The Darkest Part of the Woods had been on my radar for a few years, falling as it does into the category of ‘folk horror’ that is growing ever stronger in popularity right now. It’s interesting firstly for Campbell’s return to the fictional Brichester area of the Severn Valley, where he set his very early Lovecraft-pastiches that made up The Inhabitant of the Lake & Other Unwelcome Tenants. Fictional areas of real countries offer a great deal of potential (think Ulverton, Wessex, Scarfolk, Hookland etc.) to explore a specific aspect of a nation without getting bogged down in too much attention to local detail. You can’t offend the local history society of a place that doesn’t exist. 

So setting the novel in Goodmanswood near Brichester allows Campbell to explore the idea of the forest and the fears that it contains, as much as any real place in the UK; or flip it around – it’s every patch of forest and woodland in England. 

Unsurprisingly, something evil lurks in the woods. Something of the cosmic-horror variety in fact (Rust Cohle would love the place). The Romans knew enough to raze the prehistoric circle that once stood in the wood and allow the trees to colonise the space. Sixties burnouts fill the local psychiatric wards, having fried their brains on the hallucinogenic moss growing on the trees. A nephew gets too friendly with his aunt, some skeletons that we could describe as ‘wrong’ are found, and a lot of bad things happen – but again, with just enough suggestion to imply something truly terrible without sucking out the fun of horror like this by explaining away everything in a tidy fashion.
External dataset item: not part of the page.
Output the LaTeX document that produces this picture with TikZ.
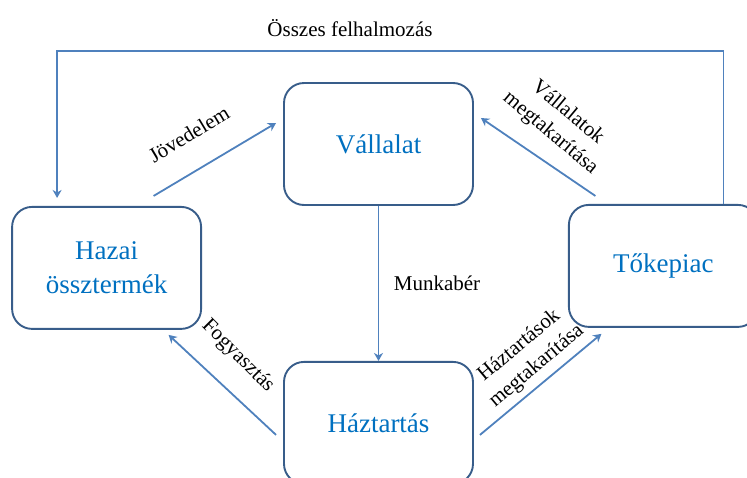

This is why I like Campbell’s work (and, I suspect, why some seem to hate him). If you like ambiguity and suggestion with your weird fiction, with as many questions as answers, combined with a strong sense of place, you should be reading his stuff. 

I've also just started Werner Herzog's Of Walking in Icea short account of the legendary director's decision to walk from Munich to Paris in the winter of 1974, to visit a dying Lotte Eisner, Herzog's friend and mentor. For a man who had a ship dragged over a mountain, this all seems entirely logical.